Господи, какая чушь!
«Придешь ли ты сегодня, мой благодатный миг, о котором можно сказать — усталость, о котором можно сказать — покой?»
Что случилось с Меэли? Неужели ей нравится вся эта пошлость? «Придешь ли ты сегодня?» Сама же позвала, так почему бы ему и не прийти — этому благодатному мигу?
А пока чашки наполняются дымящимся кофе.
Пусть остынет. И пусть начнется благодатный миг.
Только и было в этом благодатном миге, что чашечка кофе. Вмешалось прошлое. Почему Рейн не разыскал свою Меэли? Брошенный мягким тоном упрек прозвучал как ласка. И понимать надо было так: вся жизнь могла стать этим благодатным мигом, если б ты вовремя разыскал свою Меэли.

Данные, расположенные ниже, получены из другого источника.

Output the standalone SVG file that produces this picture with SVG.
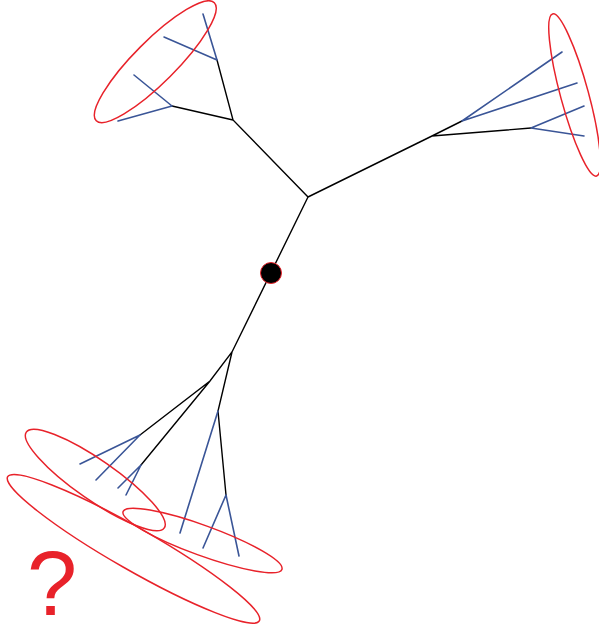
<svg xmlns="http://www.w3.org/2000/svg" width="599" height="628" viewBox="0 0 599 628">
<style>
.k{stroke:#000;stroke-width:1.4;fill:none;stroke-linecap:round}
.b{stroke:#3a5597;stroke-width:1.6;fill:none;stroke-linecap:round}
.e{stroke:#e8222a;stroke-width:1.5;fill:none}
.q{font-family:"Liberation Sans",Arial,sans-serif;font-size:90px;fill:#e8222a}
</style>
<rect width="599" height="628" fill="#fff"/>
<g id="connectors">
<path class="k" d="M308,197L233,120L217,60M233,120L172,106M308,197L432,136L462,121M432,136L531,128M308,197L232,352L210,381L140,435M210,381L141,465M232,352L218,411L226,495"/>
<path class="b" d="M217,60L203,14M217,60L164,37M172,106L134,75M172,106L118,121M462,121L562,52M462,121L577,83M531,128L584,106M531,128L584,136M140,435L80,464M140,435L96,480M141,465L118,488M141,465L126,495M218,411L180,533M226,495L203,548M226,495L239,556"/>
</g>
<g id="clade-top-left"><ellipse class="e" cx="155.3" cy="61.7" rx="83.5" ry="21" transform="rotate(-45 155.3 61.7)"/></g>
<g id="clade-right"><ellipse class="e" cx="574.6" cy="95" rx="84" ry="14" transform="rotate(74.8 574.6 95)"/></g>
<g id="clade-bottom-1"><ellipse class="e" cx="95.3" cy="480" rx="84" ry="20" transform="rotate(34.8 95.3 480)"/></g>
<g id="clade-bottom-2"><ellipse class="e" cx="133.5" cy="548.8" rx="145" ry="21" transform="rotate(29.8 133.5 548.8)"/></g>
<g id="clade-bottom-3"><ellipse class="e" cx="202.5" cy="540.5" rx="84.5" ry="15" transform="rotate(20 202.5 540.5)"/></g>
<g id="root"><circle cx="271" cy="273" r="10.5" fill="#000" stroke="#e8222a" stroke-width="1"/></g>
<g id="label"><text class="q" x="27" y="615">?</text></g>
</svg>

Меэли не нужны были пустые оправдания. Люди ни в чем не виноваты. Война? Возможно. Но, по мнению Меэли, главный виновник — это нынешнее время, лишающее людей их достоинства. Жизнь — не что иное, как долина горя, где процветают бесстыдная ложь, воровство и обман, где люди топчут и попирают друг друга. И над всем этим плывут ядовитые волны атомных взрывов, подтачивая человеческие нервы. И раньше или позже гибель наступит. Таков сегодняшний день. Все бессмысленно. Меэли, Меэли, что с тобой стало! Что такое ты говоришь, неужели ты ничего не замечаешь вокруг? Ведь только недавно кончилась война, и дела у всех столько, что не знаешь, с чего начать. Трудности для того и существуют, чтобы преодолевать их. А брюзжанием ничего не добьешься. Но Меэли — она высоко подняла брови — и не думает брюзжать. Она не понимает, как Рейн, образованный человек, может спорить против этого, да еще такими избитыми фразами. Они сейчас вдвоем. Никто не протоколирует их мысли. Меэли Вайкла не отпрыск какого-нибудь капиталиста. Она дочь простого железнодорожника, была ею и осталась сейчас. Купить ее совесть университетской стипендией невозможно. Она не может думать только о себе. И она не виновата, что жизнь наделила ее более широким взглядом. Смешно, что Рейн не хочет понять этого. Неужели у жены Рейна другие взгляды? Как, значит, Рейн говорил все эти избитые фразы серьезно? Но, несмотря ни на что, у Рейна есть место, куда он всегда может прийти, всегда, всегда...
Холодный свежий воздух и сигарета — до чего же это хорошо!
Итак, вот она, юношеская любовь Рейна. Жалкая мещаночка, ноющая, тоскующая неизвестно о каких придуманных и утраченных идеалах. Неужели он был таким дураком, что не видел всего этого раньше?